***** Dataset section *****

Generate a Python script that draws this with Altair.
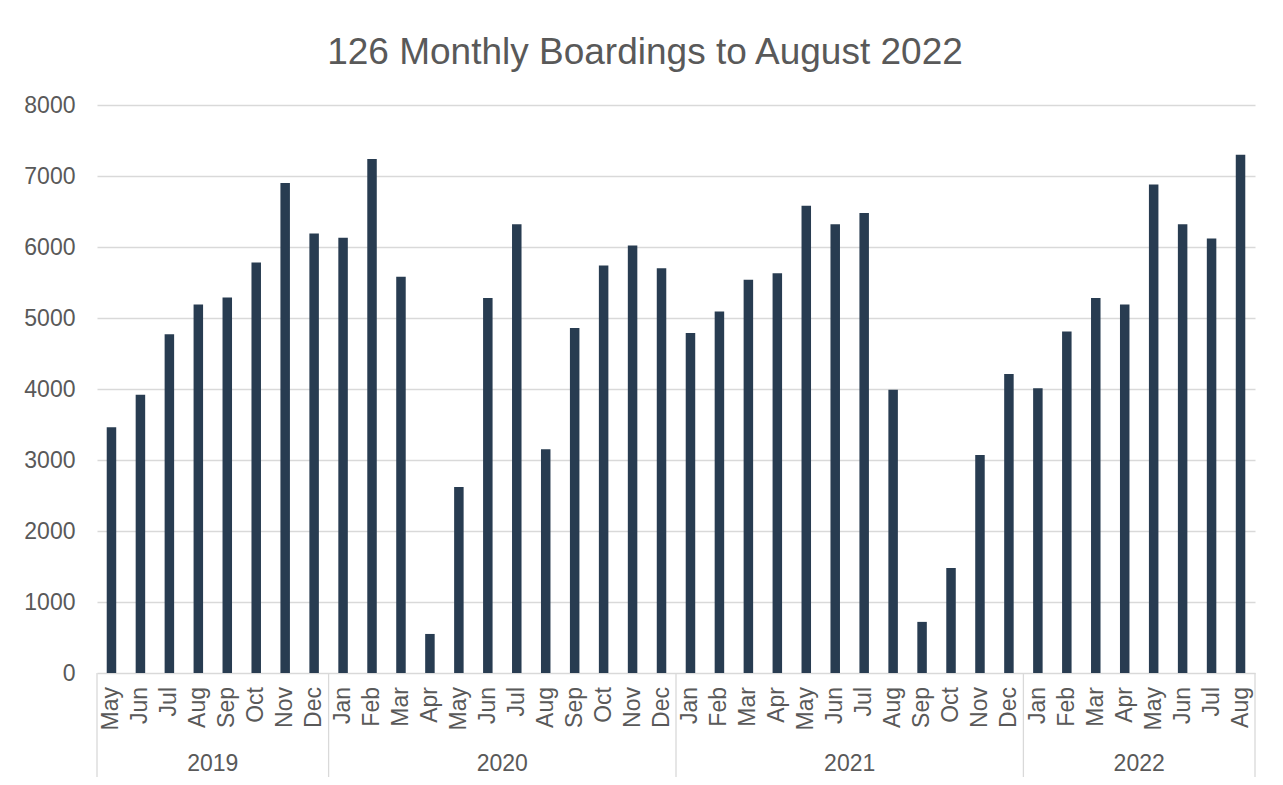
import altair as alt
import pandas as pd

# ---- data ----
years = (["2019"] * 8) + (["2020"] * 12) + (["2021"] * 12) + (["2022"] * 8)
months = [
    "May", "Jun", "Jul", "Aug", "Sep", "Oct", "Nov", "Dec",
    "Jan", "Feb", "Mar", "Apr", "May", "Jun", "Jul", "Aug", "Sep", "Oct", "Nov", "Dec",
    "Jan", "Feb", "Mar", "Apr", "May", "Jun", "Jul", "Aug", "Sep", "Oct", "Nov", "Dec",
    "Jan", "Feb", "Mar", "Apr", "May", "Jun", "Jul", "Aug",
]
boardings = [
    3460, 3920, 4770, 5190, 5290, 5780, 6900, 6190,
    6130, 7240, 5580, 550, 2620, 5280, 6320, 3150, 4860, 5740, 6020, 5700,
    4790, 5090, 5540, 5630, 6580, 6320, 6480, 3990, 720, 1480, 3070, 4210,
    4010, 4810, 5280, 5190, 6880, 6320, 6120, 7300,
]
y_ticks = [0, 1000, 2000, 3000, 4000, 5000, 6000, 7000, 8000]
title_text = "126 Monthly Boardings to August 2022"

df = pd.DataFrame({
    "idx": list(range(len(months))),
    "month": months,
    "year": years,
    "boardings": boardings,
})
starts = df.groupby("year")["idx"].min().tolist()
bounds = pd.DataFrame({"b": [s - 0.5 for s in starts] + [len(df) - 0.5]})

W, H = 1158, 568
FONT = "Liberation Sans"
TXT = "#595959"
GRID = "#d9d9d9"

x_scale = alt.Scale(domain=[-0.5, len(df) - 0.5], nice=False, zero=False, padding=0)

bars = alt.Chart(df).mark_bar(size=9.5, color="#283c51").encode(
    x=alt.X("idx:Q", scale=x_scale, axis=None),
    y=alt.Y(
        "boardings:Q",
        scale=alt.Scale(domain=[0, 8000], nice=False),
        axis=alt.Axis(
            values=y_ticks, format="d", title=None, domain=False, ticks=False,
            labelFontSize=23, labelColor=TXT, labelFont=FONT, labelPadding=22,
            gridColor=GRID, gridWidth=1.3,
        ),
    ),
)

month_text = alt.Chart(df).mark_text(
    angle=270, align="right", baseline="middle", fontSize=23, font=FONT, color=TXT
).encode(
    x=alt.X("idx:Q", scale=x_scale, axis=None),
    y=alt.value(H + 14),
    text="month:N",
)

year_text = alt.Chart(df).transform_aggregate(
    mid="mean(idx)", groupby=["year"]
).mark_text(
    align="center", baseline="middle", fontSize=23, font=FONT, color=TXT
).encode(
    x=alt.X("mid:Q", scale=x_scale, axis=None),
    y=alt.value(H + 91),
    text="year:N",
)

seps = alt.Chart(bounds).mark_rule(color=GRID, strokeWidth=1.3).encode(
    x=alt.X("b:Q", scale=x_scale, axis=None),
    y=alt.value(H),
    y2=alt.value(H + 105),
)

chart = alt.layer(seps, bars, month_text, year_text).properties(
    width=W,
    height=H,
    autosize="none",
    padding={"left": 89, "top": 97, "right": 12, "bottom": 104},
    title=alt.TitleParams(
        title_text, fontSize=37, font=FONT, fontWeight="normal", color=TXT,
        anchor="middle", frame="group", dx=-31, dy=47, offset=40, baseline="alphabetic",
    ),
).configure_view(stroke=None)

chart.save("out.html", embed_options={"renderer": "svg", "actions": False})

*****

Exercise description: The material above must be printed exactly, with its pictures left out.

Final answer:
Generate a Python script that draws this with Altair.
import altair as alt
import pandas as pd

# ---- data ----
years = (["2019"] * 8) + (["2020"] * 12) + (["2021"] * 12) + (["2022"] * 8)
months = [
    "May", "Jun", "Jul", "Aug", "Sep", "Oct", "Nov", "Dec",
    "Jan", "Feb", "Mar", "Apr", "May", "Jun", "Jul", "Aug", "Sep", "Oct", "Nov", "Dec",
    "Jan", "Feb", "Mar", "Apr", "May", "Jun", "Jul", "Aug", "Sep", "Oct", "Nov", "Dec",
    "Jan", "Feb", "Mar", "Apr", "May", "Jun", "Jul", "Aug",
]
boardings = [
    3460, 3920, 4770, 5190, 5290, 5780, 6900, 6190,
    6130, 7240, 5580, 550, 2620, 5280, 6320, 3150, 4860, 5740, 6020, 5700,
    4790, 5090, 5540, 5630, 6580, 6320, 6480, 3990, 720, 1480, 3070, 4210,
    4010, 4810, 5280, 5190, 6880, 6320, 6120, 7300,
]
y_ticks = [0, 1000, 2000, 3000, 4000, 5000, 6000, 7000, 8000]
title_text = "126 Monthly Boardings to August 2022"

df = pd.DataFrame({
    "idx": list(range(len(months))),
    "month": months,
    "year": years,
    "boardings": boardings,
})
starts = df.groupby("year")["idx"].min().tolist()
bounds = pd.DataFrame({"b": [s - 0.5 for s in starts] + [len(df) - 0.5]})

W, H = 1158, 568
FONT = "Liberation Sans"
TXT = "#595959"
GRID = "#d9d9d9"

x_scale = alt.Scale(domain=[-0.5, len(df) - 0.5], nice=False, zero=False, padding=0)

bars = alt.Chart(df).mark_bar(size=9.5, color="#283c51").encode(
    x=alt.X("idx:Q", scale=x_scale, axis=None),
    y=alt.Y(
        "boardings:Q",
        scale=alt.Scale(domain=[0, 8000], nice=False),
        axis=alt.Axis(
            values=y_ticks, format="d", title=None, domain=False, ticks=False,
            labelFontSize=23, labelColor=TXT, labelFont=FONT, labelPadding=22,
            gridColor=GRID, gridWidth=1.3,
        ),
    ),
)

month_text = alt.Chart(df).mark_text(
    angle=270, align="right", baseline="middle", fontSize=23, font=FONT, color=TXT
).encode(
    x=alt.X("idx:Q", scale=x_scale, axis=None),
    y=alt.value(H + 14),
    text="month:N",
)

year_text = alt.Chart(df).transform_aggregate(
    mid="mean(idx)", groupby=["year"]
).mark_text(
    align="center", baseline="middle", fontSize=23, font=FONT, color=TXT
).encode(
    x=alt.X("mid:Q", scale=x_scale, axis=None),
    y=alt.value(H + 91),
    text="year:N",
)

seps = alt.Chart(bounds).mark_rule(color=GRID, strokeWidth=1.3).encode(
    x=alt.X("b:Q", scale=x_scale, axis=None),
    y=alt.value(H),
    y2=alt.value(H + 105),
)

chart = alt.layer(seps, bars, month_text, year_text).properties(
    width=W,
    height=H,
    autosize="none",
    padding={"left": 89, "top": 97, "right": 12, "bottom": 104},
    title=alt.TitleParams(
        title_text, fontSize=37, font=FONT, fontWeight="normal", color=TXT,
        anchor="middle", frame="group", dx=-31, dy=47, offset=40, baseline="alphabetic",
    ),
).configure_view(stroke=None)

chart.save("out.html", embed_options={"renderer": "svg", "actions": False})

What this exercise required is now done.